In 1963, the TAG Heuer Carrera was introduced, named after the Carrera Panamericana road race in Mexico from 1950 to 1954, particularly admired by Jack Heuer. With a pure racing design, strong angular lugs, and dials with scales for tachymeter, decimal minutes or pulsometer, it became even more versatile with triple calendar models and cases in steel or gold. Two years after sponsoring Siffert, Heuer proposed a newly developed electronic Centigraph track timing system to Ferrari, becoming a sponsor of a Formula One team, and what a team! Mario Andretti, Jacky Ickx, Niki Lauda, Clay Regazzoni and Gilles Villeneuve all wore Heuer chronographs; Jack Heuer presented each of them with an 18K gold TAG Heuer Carrera.

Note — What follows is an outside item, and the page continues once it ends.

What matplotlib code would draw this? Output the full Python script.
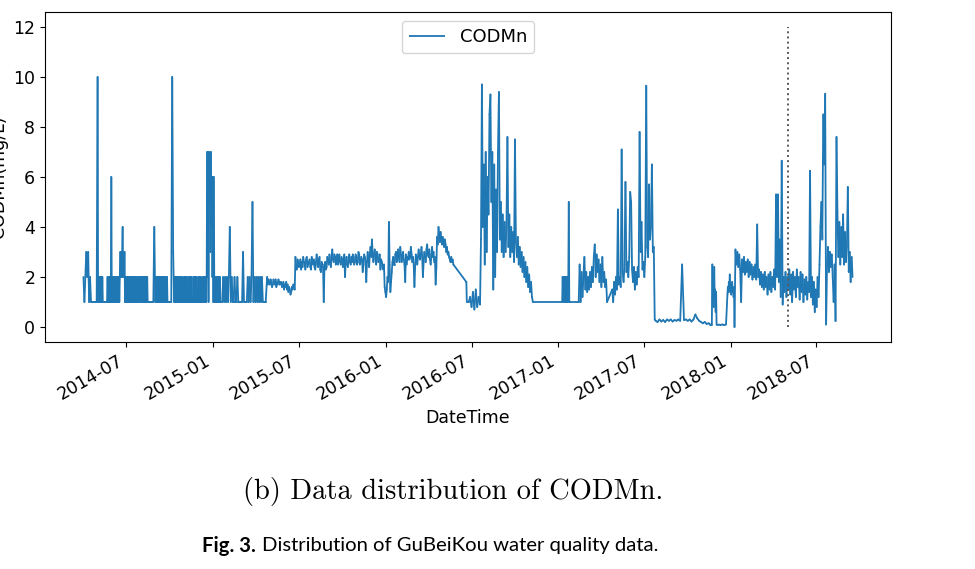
import numpy as np
import pandas as pd
import matplotlib
matplotlib.use('Agg')
import matplotlib.pyplot as plt
import matplotlib.dates as mdates
from matplotlib.collections import LineCollection

# CODMn readings (mg/L).
# each period: first day, spacing between readings, readings

# 2014-04 .. 2015-04: gauge reports integer values (mostly 1 or 2)
start_a1, step_a1 = '2014-04-01', '2D'
codmn_a1 = [2, 1, 2, 3, 2, 3, 1, 2, 1, 1, 1, 1, 1, 1, 1, 10]

start_a2, step_a2 = '2014-05-02', '1D'
codmn_a2 = [1, 2, 1, 2, 1, 2, 1, 2, 1, 2, 1, 1, 1, 1, 1, 1, 1, 1, 1, 1]

start_a3, step_a3 = '2014-05-22', '1D'
codmn_a3 = [2, 1, 2, 1, 2, 1, 2, 1, 6, 1,
            2, 1, 2, 1, 2, 1, 2, 1, 2, 1,
            2, 1, 2, 1, 2, 1, 2, 3, 2, 3,
            2, 3, 4, 2, 3, 2, 3, 1, 2, 1,
            2, 1, 2, 1, 2, 1, 2, 1, 2, 1,
            2, 1, 2, 1, 2, 1, 2, 1, 2, 1,
            2, 1, 2, 1, 1, 2, 1, 2, 1, 2,
            2, 1, 2, 1, 2, 1, 2, 1, 2, 1,
            2, 1, 2, 1, 2, 1]

start_a4, step_a4 = '2014-08-17', '2D'
codmn_a4 = [1, 1, 1, 1, 1, 1, 4, 1]

start_a5, step_a5 = '2014-09-01', '1D'
codmn_a5 = [2, 1, 2, 1, 2, 1, 2, 1, 2, 1,
            2, 1, 2, 1, 2, 1, 2, 1, 2, 1,
            2, 1, 2, 1, 2, 1]

start_a6, step_a6 = '2014-09-28', '2D'
codmn_a6 = [1, 1, 1, 1, 10, 3, 1]

start_a7, step_a7 = '2014-10-11', '1D'
codmn_a7 = [2, 1, 2, 1, 2, 1, 2, 1, 2, 1,
            2, 1, 2, 1, 2, 1, 2, 1, 1, 1,
            2, 1, 2, 1, 2, 1, 2, 1, 1, 1,
            2, 1, 2, 1, 2, 1, 2, 1, 1, 1,
            2, 1, 2, 1, 2, 1, 2, 1, 1, 1,
            2, 1, 2, 1, 2, 1, 2, 1, 1, 1,
            2, 1, 2, 1, 2, 1, 2, 1, 2,
            7, 2, 7, 1, 7, 5, 6, 3, 7, 4,
            6, 2, 6, 1, 6, 2, 1, 2, 1, 2,
            1, 2, 1, 2, 1, 2, 1, 2, 1]

start_a8, step_a8 = '2015-01-18', '2D'
codmn_a8 = [1, 1, 2, 1, 2, 1, 2, 1, 2, 4, 1, 2, 1, 1, 2, 1, 1, 2,
            1, 1, 1, 1, 1, 3, 1, 1, 1, 1, 2, 1, 2, 1, 2, 5, 1, 2,
            1, 2, 1, 2, 1, 2, 1, 2, 1, 1, 1, 1]

# 2015-04 .. 2016-05, continuous sensor
start_b, step_b = '2015-04-25', '36h'
codmn_b = [2.0, 1.7, 1.9, 1.8, 1.7, 1.9, 1.8, 1.6, 1.7, 1.9,
           1.8, 1.7, 1.9, 1.6, 1.8, 1.7, 1.9, 1.8, 1.7, 1.8,
           1.8, 1.6, 1.7, 1.8, 1.5, 1.7, 1.6, 1.8, 1.5, 1.7,
           1.4, 1.6, 1.5, 1.3, 1.4, 1.6, 1.5, 1.7, 1.6, 1.5,
           2.8, 2.4, 2.3, 2.7, 2.6, 2.4, 2.5, 2.7, 2.3, 2.6,
           2.4, 2.8, 2.6, 2.5, 2.3, 2.7, 2.8, 2.4, 2.5, 2.6,
           2.7, 2.4, 2.3, 2.8, 2.6, 2.5, 2.7, 2.4, 2.3, 2.6,
           2.9, 2.5, 2.4, 2.7, 2.8, 2.3, 2.2, 2.6, 2.5, 2.4,
           1.0, 2.5, 2.6, 2.3, 2.4, 2.8, 2.7, 2.5, 2.9, 2.6,
           2.4, 2.8, 3.1, 2.7, 2.6, 2.9, 2.8, 2.5, 2.6, 2.9,
           2.5, 2.8, 2.9, 2.6, 2.5, 2.8, 2.7, 2.4, 2.7, 2.9,
           2.0, 2.6, 2.8, 2.5, 2.4, 2.8, 2.9, 2.6, 2.5, 2.8,
           2.6, 2.9, 2.8, 2.5, 2.6, 2.9, 2.8, 2.5, 2.6, 3.0,
           2.9, 2.5, 2.6, 2.8, 2.7, 2.2, 2.5, 2.9, 2.8, 2.6,
           1.8, 2.6, 3.0, 2.7, 2.4, 2.9, 3.2, 2.8, 3.5, 3.0,
           2.6, 2.9, 3.1, 2.7, 2.5, 3.0, 2.9, 2.6, 2.7, 2.9,
           2.3, 2.7, 2.6, 2.4, 2.3, 2.5, 1.6, 1.4, 1.2, 1.5,
           2.0, 1.8, 4.2, 2.5, 1.4, 1.8, 2.2, 2.6, 2.8, 2.5,
           2.5, 2.9, 3.0, 2.6, 2.7, 3.1, 2.8, 2.6, 3.2, 2.9,
           2.6, 2.8, 3.0, 2.7, 2.5, 1.8, 2.9, 2.5, 2.8, 2.7,
           3.0, 2.7, 2.8, 3.2, 2.9, 2.6, 2.8, 2.5, 1.6, 2.4,
           2.9, 2.7, 2.5, 2.8, 3.1, 2.8, 2.7, 2.9, 3.2, 2.8,
           2.0, 2.6, 3.0, 2.8, 2.6, 3.1, 3.3, 2.9, 2.8, 3.1,
           2.7, 2.5, 2.9, 3.2, 2.8, 3.0, 2.6, 2.8, 1.7, 2.4,
           3.6, 3.3, 4.0, 3.7, 3.4, 3.8, 3.5, 3.3, 3.6, 3.4,
           3.2, 3.5, 3.3, 3.0, 3.2, 2.9, 3.0, 2.8, 2.7, 2.6,
           2.8, 2.6, 2.7, 2.5]

start_c, step_c = '2016-06-20', '1D'
codmn_c = [1.8, 1.0]

# 2016 summer flood
start_d, step_d = '2016-06-25', '3D'
codmn_d = [1.0, 1.2, 0.8, 1.4, 0.7, 1.5, 0.8, 1.2, 0.9]

start_e, step_e = '2016-07-21', '2D'
codmn_e = [3.5, 9.7, 4.0, 6.5, 2.5, 7.0, 3.0, 6.0, 4.5, 8.5,
           9.3, 5.0, 7.0, 1.5, 6.5, 2.0, 5.5, 3.0, 7.0, 9.4,
           3.5, 5.0, 3.0, 4.5, 2.8, 4.2, 3.0, 4.0, 7.6, 3.2,
           4.5, 2.8, 4.0, 3.0, 3.8, 2.6, 7.5, 3.4, 2.8, 3.6,
           2.5, 3.2, 2.4, 3.0, 2.2, 2.8, 2.0, 2.6, 1.8, 2.4,
           1.6, 2.1, 1.4, 1.8, 1.2, 1.0]

start_f, step_f = '2017-01-09', '1D'
codmn_f = [1.0, 2, 1, 2, 1, 2, 1, 2, 1, 2, 1, 2, 1, 2, 5, 1, 1]

start_g, step_g = '2017-02-13', '2D'
codmn_g = [1.0, 2.5, 1.0, 2.2, 1.2, 2.0, 2.8, 1.5, 2.2, 1.4, 2.0,
           1.5, 2.2, 1.6, 2.4, 1.8, 2.8, 3.3, 2.0, 2.9, 2.2,
           2.7, 1.8, 2.5, 1.6, 2.8, 1.8, 2.2, 1.6, 1.9, 1.0]

# 2017-04 .. 2017-07
start_h, step_h = '2017-04-25', '2D'
codmn_h = [1.5, 1.0, 1.8, 1.3, 2.0, 1.5, 4.7, 1.7, 2.0, 1.6,
           7.1, 2.2, 1.8, 2.5, 5.8, 2.2, 2.6, 2.0, 2.8, 5.4,
           5.0, 2.3, 1.8, 2.4, 1.5, 2.2, 1.7, 2.4, 2.0, 7.8,
           3.0, 4.2, 2.3, 2.6, 2.0, 2.8, 9.65, 3.2, 2.8, 5.7,
           3.5, 4.0, 6.5, 3.0, 3.2, 0.3]

# low readings after the 2017 changeover
start_i, step_i = '2017-07-26', '4D'
codmn_i = [0.25, 0.2, 0.3, 0.22, 0.28, 0.2, 0.3, 0.25, 0.3, 0.22,
           0.28, 0.25, 0.3, 0.25, 2.5, 0.28, 0.3, 0.25, 0.3, 0.22,
           0.3, 0.5, 0.35, 0.25, 0.2, 0.15, 0.2, 0.12, 0.15, 0.1]

start_j, step_j = '2017-11-22', '1D'
codmn_j = [0.1, 2.5, 1.0, 1.6, 0.8, 2.4, 1.2, 1.5, 0.6, 1.4, 0.1]

start_k, step_k = '2017-12-06', '4D'
codmn_k = [0.1, 0.08, 0.1, 0.08, 0.1]

start_l, step_l = '2017-12-25', '1D'
codmn_l = [1.3, 1.6, 1.4, 1.8, 1.5, 2.1, 1.4, 1.7, 1.3, 1.6,
           1.8, 1.4, 1.5, 1.2, 1.6, 0.0]

# 2018
start_m, step_m = '2018-01-11', '2D'
codmn_m = [3.1, 2.5, 3.0, 2.4, 2.9, 2.3, 1.0, 2.7, 2.2, 2.8,
           2.1, 2.6, 2.2, 2.7, 2.0, 2.6, 2.1, 2.5, 1.9, 2.4,
           2.0, 2.5, 1.9, 4.1, 2.0, 2.3, 1.7, 2.2, 1.6, 2.1,
           1.5, 2.2, 1.6, 2.0, 1.3, 2.1, 1.5, 2.2, 1.4, 2.0,
           1.6, 2.3, 1.5, 5.3, 2.0, 5.3, 1.8, 3.5, 1.2, 6.65,
           0.9, 2.0, 1.4, 2.2, 1.2, 2.0, 1.5, 2.3, 1.3, 2.1,
           1.0, 2.2, 1.5, 2.0, 1.2, 2.3, 1.6, 2.0, 1.1, 2.2,
           1.4, 2.1, 1.0, 1.9, 1.3, 2.0, 1.1, 1.8, 1.4, 6.25,
           1.2, 2.0, 0.9, 1.8, 0.6, 1.5, 0.8, 2.0, 1.2, 2.5,
           4.0, 5.0, 3.5, 8.5, 6.5, 9.33, 0.1, 2.5, 3.2, 2.2,
           3.0, 2.4, 2.9, 2.0, 1.0, 2.5, 0.24, 7.6, 4.6, 2.8,
           4.2, 2.5, 4.0, 2.8, 4.5, 2.5, 3.8, 2.6, 3.2, 5.6,
           2.2, 3.0, 1.8, 2.8, 2.0]

split_date = '2018-05-03'   # dotted marker
split_top = 12


def build_series():
    periods = [(start_a1, step_a1, codmn_a1), (start_a2, step_a2, codmn_a2),
               (start_a3, step_a3, codmn_a3), (start_a4, step_a4, codmn_a4),
               (start_a5, step_a5, codmn_a5), (start_a6, step_a6, codmn_a6),
               (start_a7, step_a7, codmn_a7), (start_a8, step_a8, codmn_a8),
               (start_b, step_b, codmn_b), (start_c, step_c, codmn_c),
               (start_d, step_d, codmn_d), (start_e, step_e, codmn_e),
               (start_f, step_f, codmn_f), (start_g, step_g, codmn_g),
               (start_h, step_h, codmn_h), (start_i, step_i, codmn_i),
               (start_j, step_j, codmn_j), (start_k, step_k, codmn_k),
               (start_l, step_l, codmn_l), (start_m, step_m, codmn_m)]
    parts = []
    for start, step, vals in periods:
        idx = pd.date_range(start, periods=len(vals), freq=step)
        parts.append(pd.Series(vals, index=idx, dtype=float))
    return pd.concat(parts)


s = build_series()
xs = mdates.date2num(s.index.to_pydatetime())
pts = np.column_stack([xs, s.values])
# one path per step, so the zig-zags don't cancel out when stroked
segs = np.stack([pts[:-1], pts[1:]], axis=1)

fig = plt.figure(figsize=(9.75, 5.69), dpi=100)
ax = fig.add_axes([45 / 975, 1 - 342 / 569, 846 / 975, 330 / 569])

lc = LineCollection(segs, colors='#1f77b4', linewidths=1.3, label='CODMn',
                    capstyle='round')
ax.add_collection(lc)
ax.vlines(mdates.date2num(pd.Timestamp(split_date)), 0, split_top,
          colors='0.35', linestyles=':', lw=1.4)
ax.xaxis_date()
ax.autoscale_view()

ax.xaxis.set_major_locator(mdates.MonthLocator(bymonth=[1, 7]))
ax.xaxis.set_major_formatter(mdates.DateFormatter('%Y-%m'))
ax.tick_params(labelsize=12.5)
plt.setp(ax.get_xticklabels(), rotation=30, ha='right')
ax.set_xlabel('DateTime', fontsize=12.5)
ax.set_ylabel('CODMn(mg/L)', fontsize=12.5)
leg = ax.legend(loc='upper center', fontsize=13)

fig.text(453 / 975, 1 - 492 / 569, '(b) Data distribution of CODMn.',
         family='cmr10', fontsize=20.5, ha='center', va='center')

cap_font = ['Lato', 'DejaVu Sans']
fig.canvas.draw()
r = fig.canvas.get_renderer()
t1 = fig.text(202 / 975, 1 - 546 / 569, 'Fig. 3.', family=cap_font,
              fontweight='bold', fontsize=14.6, va='center')
bb = t1.get_window_extent(renderer=r)
fig.text((bb.x1 + 6) / 975, 1 - 546 / 569,
         'Distribution of GuBeiKou water quality data.',
         family=cap_font, fontsize=14.6, va='center')

fig.savefig('out.png', dpi=100)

The Camaro “muscle car” watch and yachting watch Skipper joined the collections in 1968, and in 1969 Heuer introduced the world’s first automatic chronographs with the TAG Heuer Autavia, TAG Heuer Carrera, and just released TAG Heuer Monaco model created to commemorate the Monaco Grand Prix. New shapes, new colours, and all equipped with the new chronomatic movement (for chronograph and automatic) , also known as Calibre 11.

Ah! the TAG Heuer Monaco, with its innovative 100 meters water-resistant 38 mm square case – a first! Revealed in Geneva and New York, it was Steve McQueen who really gave it international fame when he chose to wear it in the 1971 movie Le Mans, with blue dial, white subdials, pushers on the right, and … crown on the left for this first version, to show it required no winding, since automatic.

In 1975, the Ferrari team won the constructor and driver’s Formula One championships, for the first time since 1964, a victory largely attributed to the Centigraph timing equipment supplied by Heuer. To celebrate, the TAG Heuer Monza collection was launched in 1976, with the brand’s first use of a black-coated case, capturing the spirit of the legendary Italian circuit amplified by a dashboard-inspired dial.

The 1980s through to 2004 marked a new era, with a transition from mostly mechanical chronographs to modern design watches. Most models are in today’s catalogue.

Dive Watches were introduced in 1979, with automatic or quartz movements, black or brightly coloured dials, in unisex sizes ranging from 28 to 42 mm. Their unique functional features of -200 meter water resistance, screw-down crown, unidirectional bezel and a double clasp on the steel bracelet, along with sapphire crystals and luminous markings are featured on today’s Aquaracer introduced in 2004.

The TAG Heuer Formula 1 collection introduced in 1986 offers bright colours, plastic cases, quartz movements and fun packaging. It also has a -200 meter depth rating, and bezel marked in minutes.

In 1987, Formula One champion Ayrton Senna contributed to the design of a unique bracelet for a sporty, elegant watch: the S/el designed by Eddy Schôpfer. In 1999, it was renamed Link, due to its distinctive integrated S-shaped bracelet.

1996 saw the brand’s first re-issues of classic chronographs from the 1960s; the TAG Heuer Carrera and Monaco models are still in the catalogue today, along with the Autavia that returned in 2017, all with Limited, often Anniversary, Editions.

Technical advancements continue, with notably the Heuer 02 movement that equips the iconic collection of Carrera, Monaco, and the new Monza or Autavia Chronometer Flyback models.

And in keeping with its origins of Techniques d’Avant Garde the introduction in 2015 of the first Swiss luxury smartwatch: the TAG Heuer Connected Watch with the latest technology from partners Intel and Google, and the Connected Modular series in 2017 allowing wearers to switch the smartwatch module to an automatic, using the same strap and lugs, are proof that legendary collections and icons will always be a part of the TAG Heuer family.